Hypatia is not a person who is well known, but in 415 in Alexandria in Egypt, she was a celebrity. She was a leading philosopher, noted for her learning. She was also a pagan. In that year, she was attacked by a mob and killed; some attributed her death to rabble-rousing by the Bishop of Alexandria, St Cyril. Cyril was undoubtedly a bruiser, although it is not clear if he really was behind Hypatia’s death. None-the-less, by any standard, the murder of Hypatia, for her beliefs, was an inexcusable act of brutality. I am sure everyone has head of Charlie Kirk, the US political thinker, recently murdered whilst giving a speech; another inexcusable act of violence. The link between both is that their deaths were due to their beliefs. Can either be called martyrs? Hypatia, as a pagan, was clearly not a Christian martyr but could a case be made that she was a martyr for freedom of thought? Some have called Charlie Kirk a martyr; I cannot see that he was killed for his religious beliefs, although he was a Christian. Like Hypatia, perhaps there are stronger grounds for freedom of thought. The wider issue is that when someone is murdered because of their beliefs, the murder is always wrong. The beliefs, be they religious or not, need us to examine them; we may or may not think they are worthy.

Rev David Poyner

A Little Church

I’m in the middle of harvest festivals at the various churches at which I serve and a friend recently sent me this poem by EE Cummings. It speaks to me.

I am a little church (no great cathedral) far from the splendour and squalor of hurrying cities

– I do not worry if briefer days grow briefest I not sorry when sun and rain make April

my life is the life of the reaper and the sower;

my prayers are prayers of the earth’s own clumsy striving

(finding and losing and laughing and crying) children

whose any sadness or joy is my grief or my gladness.

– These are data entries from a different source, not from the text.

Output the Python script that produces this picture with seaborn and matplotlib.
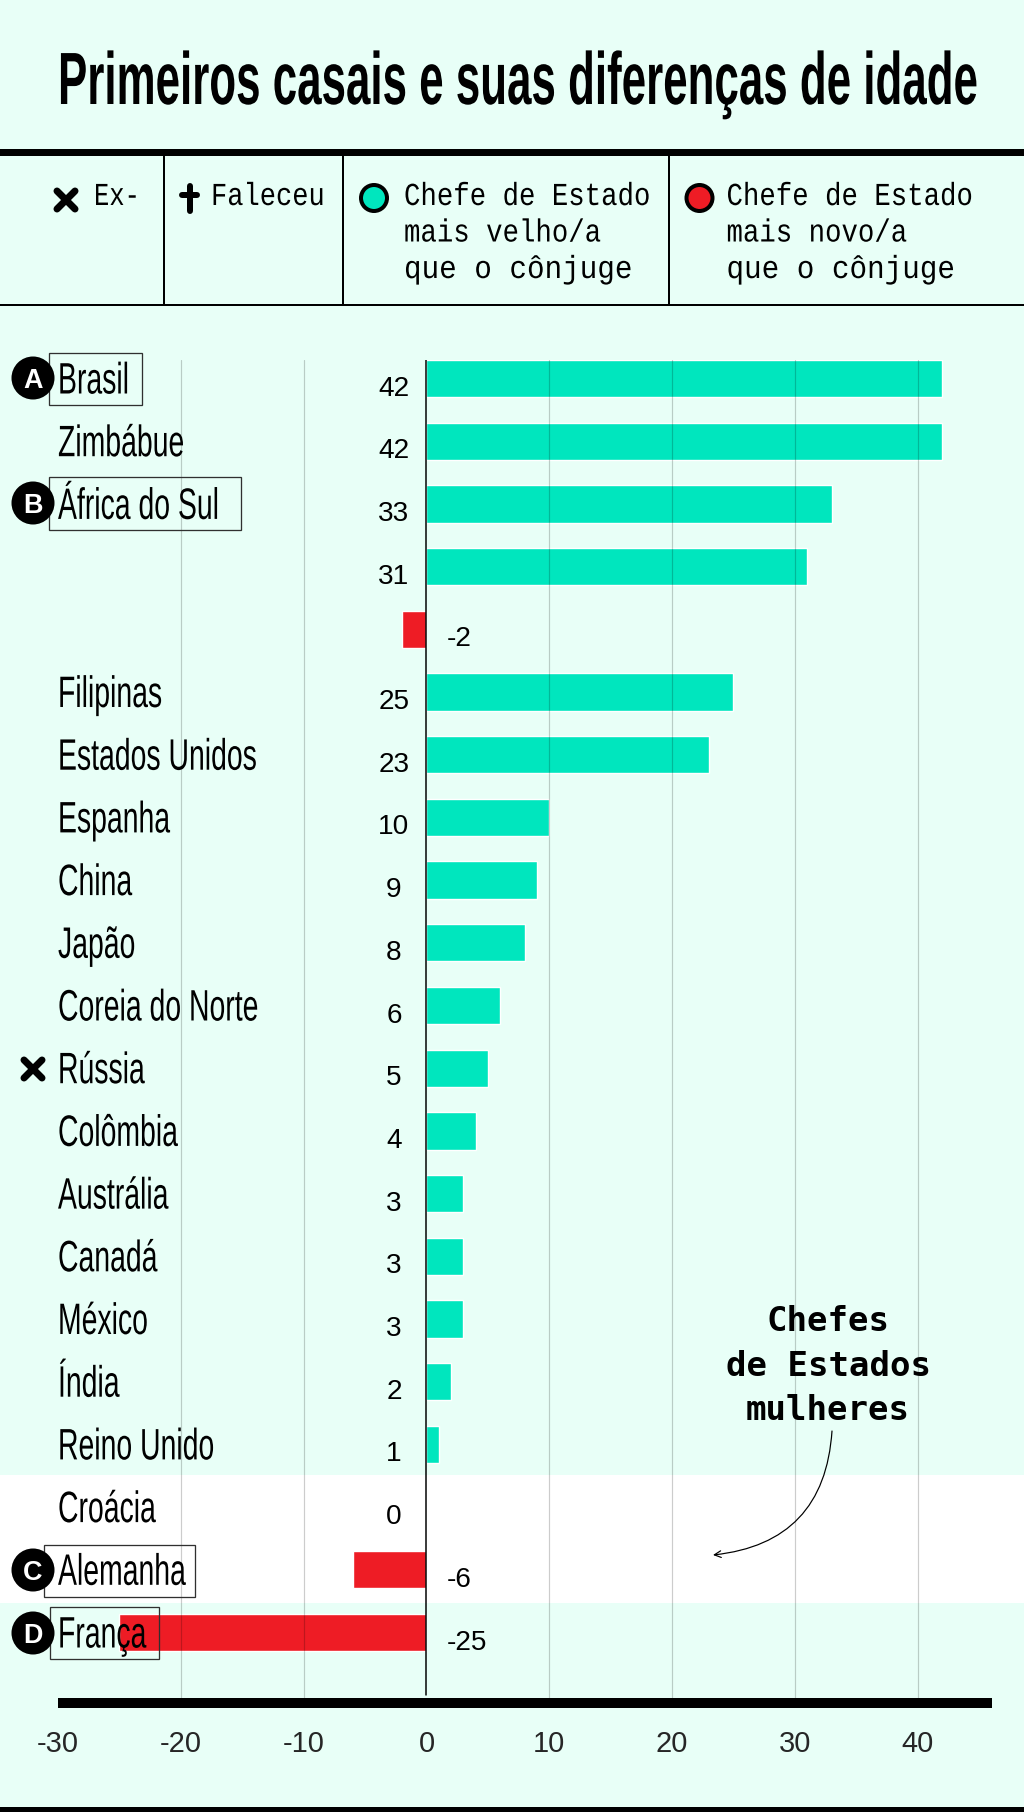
import numpy as np
import pandas as pd
import matplotlib
matplotlib.use("Agg")
import matplotlib.pyplot as plt
import seaborn as sns
from matplotlib.patches import Rectangle, Circle
from matplotlib.patheffects import AbstractPathEffect
from matplotlib.transforms import Affine2D, Bbox, offset_copy

title = "Primeiros casais e suas diferenças de idade"
countries = ["Brasil", "Zimbábue", "África do Sul", "", "", "Filipinas", "Estados Unidos",
             "Espanha", "China", "Japão", "Coreia do Norte", "Rússia", "Colômbia", "Austrália",
             "Canadá", "México", "Índia", "Reino Unido", "Croácia", "Alemanha", "França"]
age_gaps = [42, 42, 33, 31, -2, 25, 23, 10, 9, 8, 6, 5, 4, 3, 3, 3, 2, 1, 0, -6, -25]
x_ticks = [-30, -20, -10, 0, 10, 20, 30, 40]
grid_ticks = [-20, -10, 10, 20, 30, 40]
badge_letters = ["A", "B", "C", "D"]

BG = "#E8FFF7"
TEAL = "#00E6BE"
RED = "#EE1C25"
W, H = 1024, 1812

sns.set_theme(style="white")
plt.rcParams["font.family"] = ["Liberation Sans Narrow", "Liberation Sans", "DejaVu Sans"]

df = pd.DataFrame({"pos": np.arange(len(age_gaps)), "gap": age_gaps})
df["side"] = np.where(df["gap"] >= 0, "older", "younger")


class Squeeze(AbstractPathEffect):
    """Rescales the glyphs of a left-aligned text around its own origin."""
    def __init__(self, sx, sy=1.0):
        super().__init__()
        self.sx = sx
        self.sy = sy

    def draw_path(self, renderer, gc, tpath, affine, rgbFace=None):
        renderer.draw_path(gc, tpath, Affine2D().scale(self.sx, self.sy) + affine, rgbFace)


def px(p):
    return p * 0.72


fig = plt.figure(figsize=(W / 100, H / 100), dpi=100, facecolor=BG)
bg = fig.add_axes([0, 0, 1, 1], zorder=0)
top = fig.add_axes([0, 0, 1, 1], zorder=2)
for a in (bg, top):
    a.set_xlim(0, W)
    a.set_ylim(H, 0)
    a.axis("off")
    a.patch.set_alpha(0)

# main axes: data x -30 at 58 px, 46.05 at 992 px; row i centre at 378.5 + 62.7 i
x0, x1, y_top, y_bot = 58, 992, 360, 1703
ax = fig.add_axes([x0 / W, 1 - y_bot / H, (x1 - x0) / W, (y_bot - y_top) / H], zorder=1)
ax.patch.set_alpha(0)
sns.barplot(data=df, x="gap", y="pos", hue="side", palette={"older": TEAL, "younger": RED},
            orient="h", native_scale=True, width=0.595, dodge=False, legend=False, ax=ax,
            saturation=1, zorder=2)
ax.set_xlim(-30, 46.05)
ax.set_ylim((y_bot - 378.5) / 62.7, (y_top - 378.5) / 62.7)
ax.set_xlabel("")
ax.set_ylabel("")
ax.set_yticks([])
ax.set_xticks(x_ticks)
ax.set_xticklabels([str(t) for t in x_ticks], family="Liberation Sans", fontsize=px(29))
ax.tick_params(axis="x", length=0, pad=px(27))
for s in ("top", "left", "right"):
    ax.spines[s].set_visible(False)
ax.spines["bottom"].set_linewidth(px(10))
ax.spines["bottom"].set_color("black")
ax.spines["bottom"].set_capstyle("butt")
for g in grid_ticks:
    ax.axvline(g, color="black", alpha=0.2, lw=px(1.2), zorder=3)
ax.plot([0, 0], [(y_top - 378.5) / 62.7, (1695 - 378.5) / 62.7], color="black", lw=px(1.5), zorder=4)

# white band behind the women heads of state
bg.add_patch(Rectangle((0, 1475.3), W, 128, color="white", lw=0))

renderer = fig.canvas.get_renderer()


def natural_width(axis, s, **kw):
    probe = axis.text(0, 0, s, **kw)
    w = probe.get_window_extent(renderer).width
    probe.remove()
    return w


def fitted(axis, x, y, s, width=None, ref=None, transform=None, **kw):
    """Left-aligned text narrowed so that `ref` (or s) would take `width` pixels."""
    t = axis.text(x, y, s, ha="left", va="baseline", transform=transform or axis.transData, **kw)
    if width:
        t.set_path_effects([Squeeze(width / natural_width(axis, ref or s, **kw))])
    return t


# country and value labels
name_tf = offset_copy(ax.transData, fig, x=0, y=-15, units="dots")
val_tf = offset_copy(ax.transData, fig, x=0, y=-17, units="dots")
for i, (name, gap) in enumerate(zip(countries, age_gaps)):
    if name:
        fitted(ax, -30, i, name, width=199, ref="Estados Unidos", transform=name_tf,
               fontsize=px(44), color="black", zorder=6)
    if gap >= 0:
        ax.text(-2.65, i, str(gap), ha="center", va="baseline", transform=val_tf,
                family="Liberation Sans", fontsize=px(28), color="black", zorder=6)
    else:
        ax.text(1.67, i, str(gap), ha="left", va="baseline", transform=val_tf,
                family="Liberation Sans", fontsize=px(28), color="black", zorder=6)

# title: set at the size that fits the width, then stretched to the reference height
title_kw = dict(fontweight="bold", color="black")
title_w74 = natural_width(top, title, fontsize=px(74), **title_kw)
title_t = top.text(58, 104, title, ha="left", va="baseline", fontsize=px(74 * 919 / title_w74), **title_kw)
title_t.set_path_effects([Squeeze(1.0, title_w74 / 919)])

# header rules
for (xa, ya, wa, ha_) in [(0, 149, W, 7), (0, 304, W, 2), (163, 156, 2, 148), (342, 156, 2, 148),
                          (668, 156, 2, 148), (0, 1807, W, 5)]:
    top.add_patch(Rectangle((xa, ya), wa, ha_, color="black", lw=0))

# legend
mono = dict(family="Liberation Mono", fontsize=px(32), color="black")
fitted(top, 94, 205, "Ex-", width=46, **mono)
fitted(top, 211, 205, "Faleceu", width=114, **mono)
for x, cx, color, lines in [(404, 374, TEAL, ["Chefe de Estado", "mais velho/a", "que o cônjuge"]),
                            (726.5, 699.5, RED, ["Chefe de Estado", "mais novo/a", "que o cônjuge"])]:
    fitted(top, x, 205, lines[0], width=247, **mono)
    fitted(top, x, 241.5, lines[1], width=247, ref=lines[0], **mono)
    fitted(top, x, 278, lines[2], width=229, **mono)
    top.add_patch(Circle((cx, 198), 13, facecolor=color, edgecolor="black", lw=px(4)))


def cross(cx, cy, h=9):
    for sgn in (1, -1):
        top.plot([cx - h, cx + h], [cy - sgn * h, cy + sgn * h], color="black", lw=px(7),
                 solid_capstyle="round", zorder=7)


cross(66, 200)
cross(33, 1069)
top.plot([189.5, 189.5], [186, 211], color="black", lw=px(6), solid_capstyle="round")
top.plot([182, 197], [195, 195], color="black", lw=px(6), solid_capstyle="round")

# badges and boxes
for (bx, by, bw, bh) in [(49.3, 352.7, 92.4, 52.3), (49.3, 477.3, 191.4, 52.7),
                         (43.8, 1544.7, 151.5, 52.3), (49.6, 1606.7, 109.8, 52.3)]:
    top.add_patch(Rectangle((bx, by), bw, bh, fill=False, edgecolor="#303030", lw=px(1.3)))
for cy, letter in zip([378, 503, 1570, 1633], badge_letters):
    top.add_patch(Circle((33, cy), 21.5, color="black", lw=0, zorder=5))
    top.text(33, cy, letter, ha="center", va="center_baseline", color="white", zorder=6,
             family="Liberation Sans", fontweight="bold", fontsize=px(27))

# annotation
top.text(828, 1420, "Chefes\nde Estados\nmulheres", ha="center", va="baseline", linespacing=1.44,
         family="DejaVu Sans Mono", fontweight="bold", fontsize=px(34), color="black",
         multialignment="center")
top.annotate("", xy=(713, 1555), xytext=(832, 1431),
             arrowprops=dict(arrowstyle="->", color="black", lw=px(1.2), shrinkA=0, shrinkB=0,
                             connectionstyle="arc3,rad=-0.42", mutation_scale=12))

fig.savefig("out.png", dpi=100, facecolor=BG)
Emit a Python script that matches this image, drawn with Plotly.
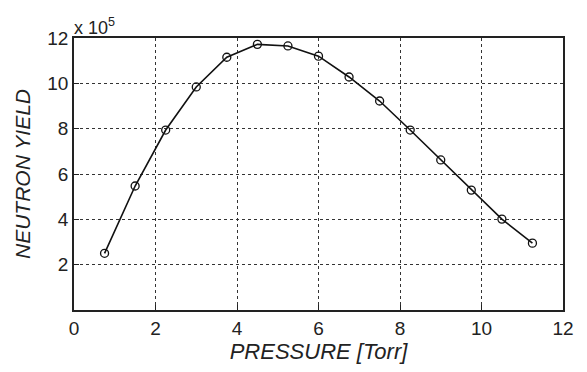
import plotly.graph_objects as go

# Pressure (Torr) and neutron yield (in units of 1e5)
pressure = [0.75, 1.5, 2.25, 3.0, 3.75, 4.5, 5.25, 6.0, 6.75, 7.5, 8.25, 9.0, 9.75, 10.5, 11.25]
neutron_yield = [2.5, 5.47, 7.94, 9.84, 11.15, 11.72, 11.65, 11.2, 10.28, 9.22, 7.94, 6.62, 5.29, 4.01, 2.95]

x_ticks = [0, 2, 4, 6, 8, 10, 12]
y_ticks = [2, 4, 6, 8, 10, 12]

font_family = "Liberation Sans, Arial, sans-serif"
ink = "#222222"

fig = go.Figure()
fig.add_trace(go.Scatter(
    x=pressure, y=neutron_yield, mode="lines+markers",
    line=dict(color="#111111", width=1.6),
    marker=dict(symbol="circle-open", size=8, color="#111111", line=dict(width=1.3)),
    showlegend=False,
))

axis_common = dict(
    showgrid=True, gridcolor="#333333", griddash="dot", gridwidth=1,
    showline=True, linecolor=ink, linewidth=1.5, mirror=True,
    ticks="inside", ticklen=5, tickcolor=ink,
    zeroline=False,
    tickfont=dict(family=font_family, size=19, color=ink),
)

fig.update_xaxes(
    range=[0, 12], tickvals=x_ticks,
    title=dict(text="<i>PRESSURE [Torr]</i>", font=dict(family=font_family, size=22, color=ink), standoff=2),
    **axis_common,
)
fig.update_yaxes(
    range=[0, 12], tickvals=y_ticks,
    title=dict(text="<i>NEUTRON YIELD</i>", font=dict(family=font_family, size=21, color=ink), standoff=11),
    **axis_common,
)

fig.add_annotation(
    x=0, y=1, xref="paper", yref="paper", xanchor="left", yanchor="bottom",
    text="x 10<sup>5</sup>", showarrow=False, yshift=-2, xshift=-2,
    font=dict(family=font_family, size=18, color=ink),
)

fig.update_layout(
    width=587, height=372,
    margin=dict(l=74, r=24, t=38, b=62),
    paper_bgcolor="white", plot_bgcolor="white",
)

fig.write_html("out.html")
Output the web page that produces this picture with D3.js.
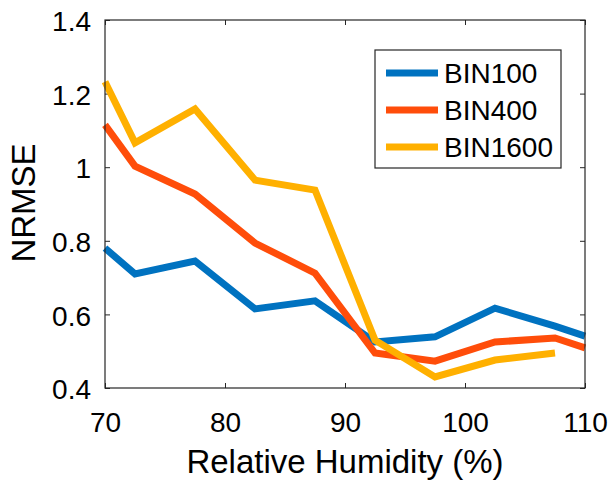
<!DOCTYPE html>
<meta charset="utf-8">
<style>
    body { margin: 0; background: #fff; }
    text { font-family: "Liberation Sans", Arial, sans-serif; fill: #000; }
    .frame { fill: none; stroke: #262626; stroke-width: 1.2px; }
    .series { fill: none; stroke-width: 7px; stroke-linejoin: miter; }
</style>
<svg width="611" height="482"></svg>
<script src="https://cdn.jsdelivr.net/npm/d3@7/dist/d3.min.js"></script>
<script>

    // relative humidity bins (%)
    var humidity = [70, 72.5, 77.5, 82.5, 87.5, 92.5, 97.5, 102.5, 107.5, 110];

    var bin100  = [0.78, 0.71, 0.745, 0.615, 0.637, 0.525, 0.539, 0.617, 0.568, 0.541];
    var bin400  = [1.115, 1.003, 0.927, 0.794, 0.712, 0.495, 0.473, 0.525, 0.536, 0.509];
    var bin1600 = [1.232, 1.066, 1.158, 0.965, 0.938, 0.53, 0.43, 0.476, 0.495];

    var seriesNames = ["BIN100", "BIN400", "BIN1600"];
    var seriesColors = ["#0072C0", "#FF4D0A", "#FFB000"];

    var xTicks = [70, 80, 90, 100, 110];
    var yTicks = [0.4, 0.6, 0.8, 1, 1.2, 1.4];

    const LEFT = 105, RIGHT = 585, TOP = 20, BOTTOM = 388;
    const TICK_LEN = 5;

    var svg = d3.select("svg");

    var x = d3.scaleLinear().domain([70, 110]).range([LEFT, RIGHT]);
    var y = d3.scaleLinear().domain([0.4, 1.4]).range([BOTTOM, TOP]);

    // inner ticks on all four sides, like matlab's box on
    svg.append("g")
        .attr("transform", "translate(0," + BOTTOM + ")")
        .call(d3.axisBottom(x).tickValues(xTicks).tickSizeInner(-TICK_LEN).tickSizeOuter(0)
            .tickFormat(d3.format("d")).tickPadding(24))
        .call(function (g) {
            g.select(".domain").remove();
            g.selectAll("line").attr("stroke", "#262626");
            g.selectAll("text").attr("font-size", 28).attr("fill", "#000")
                .attr("font-family", "'Liberation Sans', Arial, sans-serif");
        });

    svg.append("g")
        .attr("transform", "translate(0," + TOP + ")")
        .call(d3.axisTop(x).tickValues(xTicks).tickSizeInner(-TICK_LEN).tickSizeOuter(0).tickFormat(""))
        .call(function (g) {
            g.select(".domain").remove();
            g.selectAll("line").attr("stroke", "#262626");
        });

    svg.append("g")
        .attr("transform", "translate(" + LEFT + ",0)")
        .call(d3.axisLeft(y).tickValues(yTicks).tickSizeInner(-TICK_LEN).tickSizeOuter(0)
            .tickFormat(function (d) { return d3.format("")(d); }).tickPadding(14))
        .call(function (g) {
            g.select(".domain").remove();
            g.selectAll("line").attr("stroke", "#262626");
            g.selectAll("text").attr("font-size", 28).attr("fill", "#000")
                .attr("dy", "0.38em")
                .attr("font-family", "'Liberation Sans', Arial, sans-serif");
        });

    svg.append("g")
        .attr("transform", "translate(" + RIGHT + ",0)")
        .call(d3.axisRight(y).tickValues(yTicks).tickSizeInner(-TICK_LEN).tickSizeOuter(0).tickFormat(""))
        .call(function (g) {
            g.select(".domain").remove();
            g.selectAll("line").attr("stroke", "#262626");
        });

    var allSeries = [bin100, bin400, bin1600];

    var line = d3.line()
        .x(function (d, i) { return x(humidity[i]); })
        .y(function (d) { return y(d); });

    svg.append("g")
        .selectAll("path")
        .data(allSeries)
        .enter().append("path")
        .attr("class", "series")
        .attr("stroke", function (d, i) { return seriesColors[i]; })
        .attr("d", line);

    svg.append("rect")
        .attr("class", "frame")
        .attr("x", LEFT).attr("y", TOP)
        .attr("width", RIGHT - LEFT).attr("height", BOTTOM - TOP);

    // legend
    var legend = svg.append("g");
    legend.append("rect")
        .attr("x", 375).attr("y", 50)
        .attr("width", 186).attr("height", 118)
        .attr("fill", "#fff").attr("stroke", "#262626").attr("stroke-width", 1.2);

    var rows = legend.selectAll("g.row")
        .data(seriesNames)
        .enter().append("g")
        .attr("class", "row")
        .attr("transform", function (d, i) { return "translate(0," + (73 + i * 37) + ")"; });

    rows.append("line")
        .attr("x1", 386).attr("x2", 438)
        .attr("stroke-width", 7)
        .attr("stroke", function (d, i) { return seriesColors[i]; });

    rows.append("text")
        .attr("x", 444).attr("y", 10)
        .attr("font-size", 28)
        .text(function (d) { return d; });

    svg.append("text")
        .attr("x", (LEFT + RIGHT) / 2).attr("y", 473)
        .attr("text-anchor", "middle")
        .attr("font-size", 33)
        .text("Relative Humidity (%)");

    svg.append("text")
        .attr("transform", "translate(35," + 203 + ") rotate(-90)")
        .attr("text-anchor", "middle")
        .attr("font-size", 33)
        .text("NRMSE");

</script>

Around them surges a miracle of unceasing birth and glory in death and resurrection:

over my sleeping self float flaming symbols of hope, and I wake to a perfect patience of mountains

I am a little church (far from the frantic world with its rapture and anguish)at peace with nature

– I do not worry if longer nights grow longest;

I am not sorry when silence becomes singing winter by spring, I lift my diminutive spire to merciful Him Whose only now is forever:

standing erect in the deathless truth of His presence

(welcoming humbly His light and proudly His darkness)

The Chapel

This weekend is Ride and Stride, the annual fund-raising event for the Shropshire Historic Churches Trust. I offer one of my favourite poems by R.S. Thomas by way of response.

The Chapel

A little aside from the main road,

becalmed in a last-century greyness,

there is the chapel, ugly, without the appeal

to the tourist to stop his car

and visit it. The traffic goes by,

and the river goes by, and quick shadows

of clouds, too, and the chapel settles

a little deeper into the grass.

But here once on an evening like this,

in the darkness that was about

his hearers, a preacher caught fire

and burned steadily before them

with a strange light, so that they saw

the splendour of the barren mountains

about them and sang their amens

fiercely, narrow but saved

in a way that men are not now.

Rev David Poyner

Quietly Sneaking Up

Last month, I ticked off one more item from my bucket list; I descended Gaping Gill. Gaping Gill is one of the most spectacular underground caverns in the country. It is 300 feet from its opening to the bottom, a cavern the size of a cathedral and several water falls descending from the top. The easy way is to go down on a winch, which is what I did with a friend. I am very pleased I did it; I look back on the experience with great enjoyment. And yet, at the time, my reaction was more muted. Yes, it was spectacular, but I have been in big underground caverns before. It has been an experience I have needed time to process, to look back on and reflect, to fully appreciate it. Sometimes if we want instant gratification we will be disappointed; we need to wait and contemplate. Yesterday, talking about something completely different with a colleague, she sent me this email; “Perhaps it’s like most things the harder you try the further away it gets and the more it alludes you.  Perhaps we should all quietly sneak up on it.” You can’t exactly sneak up on Gaping Gill, but the full satisfaction of going down it has quietly sneaked up on me. And, because I’m a vicar and I try to see God in everything, I also know this to be true of my spiritual life. I regularly pray, I try to actively think about God (sitting on a winch over a 300 foot drop is conducive to this), but so often, at the time, I feel nothing. Then, hours, perhaps days later, God quietly sneaks up on me.